Problem:
Transcribe the material word for word, but without the images.

───── Information shown

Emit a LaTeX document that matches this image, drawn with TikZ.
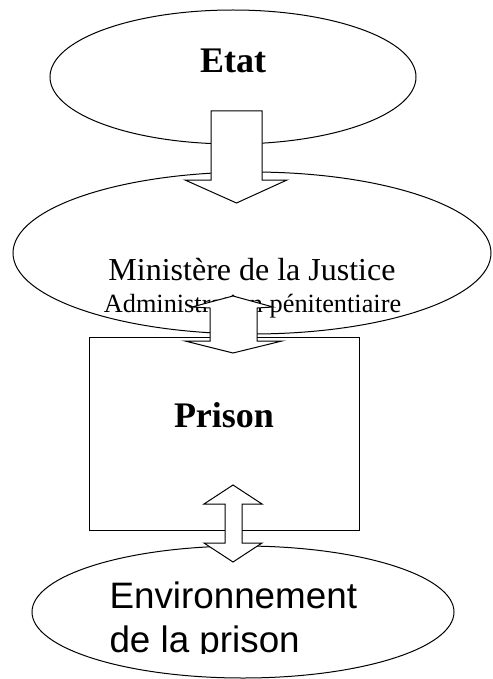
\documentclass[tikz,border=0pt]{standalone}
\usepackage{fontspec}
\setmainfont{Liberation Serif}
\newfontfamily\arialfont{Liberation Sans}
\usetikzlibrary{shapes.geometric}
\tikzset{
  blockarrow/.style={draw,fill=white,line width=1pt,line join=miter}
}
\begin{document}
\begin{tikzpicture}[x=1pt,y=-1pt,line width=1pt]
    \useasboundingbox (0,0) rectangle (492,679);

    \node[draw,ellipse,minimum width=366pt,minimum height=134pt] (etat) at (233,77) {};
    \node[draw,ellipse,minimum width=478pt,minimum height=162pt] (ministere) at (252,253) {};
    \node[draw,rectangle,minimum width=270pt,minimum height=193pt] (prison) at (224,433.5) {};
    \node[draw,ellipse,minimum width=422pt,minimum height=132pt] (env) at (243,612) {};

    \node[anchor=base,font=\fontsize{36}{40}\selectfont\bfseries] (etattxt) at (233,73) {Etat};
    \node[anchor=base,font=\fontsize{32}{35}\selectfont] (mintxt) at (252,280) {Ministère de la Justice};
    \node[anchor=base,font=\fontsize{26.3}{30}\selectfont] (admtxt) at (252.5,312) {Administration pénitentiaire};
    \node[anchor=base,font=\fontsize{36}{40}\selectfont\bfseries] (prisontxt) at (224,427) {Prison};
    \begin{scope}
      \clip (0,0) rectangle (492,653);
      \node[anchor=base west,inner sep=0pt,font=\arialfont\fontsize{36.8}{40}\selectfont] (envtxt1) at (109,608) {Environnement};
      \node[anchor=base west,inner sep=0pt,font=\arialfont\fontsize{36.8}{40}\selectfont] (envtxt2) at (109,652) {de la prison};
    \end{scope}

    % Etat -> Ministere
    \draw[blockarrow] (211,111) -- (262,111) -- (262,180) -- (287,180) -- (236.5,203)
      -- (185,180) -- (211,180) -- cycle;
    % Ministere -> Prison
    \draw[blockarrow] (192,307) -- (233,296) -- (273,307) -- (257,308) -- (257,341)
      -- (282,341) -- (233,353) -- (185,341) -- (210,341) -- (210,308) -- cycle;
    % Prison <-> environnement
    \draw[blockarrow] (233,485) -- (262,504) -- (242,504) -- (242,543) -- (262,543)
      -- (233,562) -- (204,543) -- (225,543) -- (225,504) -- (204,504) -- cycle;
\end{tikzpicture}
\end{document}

──────────

Complete output:
Emit a LaTeX document that matches this image, drawn with TikZ.
\documentclass[tikz,border=0pt]{standalone}
\usepackage{fontspec}
\setmainfont{Liberation Serif}
\newfontfamily\arialfont{Liberation Sans}
\usetikzlibrary{shapes.geometric}
\tikzset{
  blockarrow/.style={draw,fill=white,line width=1pt,line join=miter}
}
\begin{document}
\begin{tikzpicture}[x=1pt,y=-1pt,line width=1pt]
    \useasboundingbox (0,0) rectangle (492,679);

    \node[draw,ellipse,minimum width=366pt,minimum height=134pt] (etat) at (233,77) {};
    \node[draw,ellipse,minimum width=478pt,minimum height=162pt] (ministere) at (252,253) {};
    \node[draw,rectangle,minimum width=270pt,minimum height=193pt] (prison) at (224,433.5) {};
    \node[draw,ellipse,minimum width=422pt,minimum height=132pt] (env) at (243,612) {};

    \node[anchor=base,font=\fontsize{36}{40}\selectfont\bfseries] (etattxt) at (233,73) {Etat};
    \node[anchor=base,font=\fontsize{32}{35}\selectfont] (mintxt) at (252,280) {Ministère de la Justice};
    \node[anchor=base,font=\fontsize{26.3}{30}\selectfont] (admtxt) at (252.5,312) {Administration pénitentiaire};
    \node[anchor=base,font=\fontsize{36}{40}\selectfont\bfseries] (prisontxt) at (224,427) {Prison};
    \begin{scope}
      \clip (0,0) rectangle (492,653);
      \node[anchor=base west,inner sep=0pt,font=\arialfont\fontsize{36.8}{40}\selectfont] (envtxt1) at (109,608) {Environnement};
      \node[anchor=base west,inner sep=0pt,font=\arialfont\fontsize{36.8}{40}\selectfont] (envtxt2) at (109,652) {de la prison};
    \end{scope}

    % Etat -> Ministere
    \draw[blockarrow] (211,111) -- (262,111) -- (262,180) -- (287,180) -- (236.5,203)
      -- (185,180) -- (211,180) -- cycle;
    % Ministere -> Prison
    \draw[blockarrow] (192,307) -- (233,296) -- (273,307) -- (257,308) -- (257,341)
      -- (282,341) -- (233,353) -- (185,341) -- (210,341) -- (210,308) -- cycle;
    % Prison <-> environnement
    \draw[blockarrow] (233,485) -- (262,504) -- (242,504) -- (242,543) -- (262,543)
      -- (233,562) -- (204,543) -- (225,543) -- (225,504) -- (204,504) -- cycle;
\end{tikzpicture}
\end{document}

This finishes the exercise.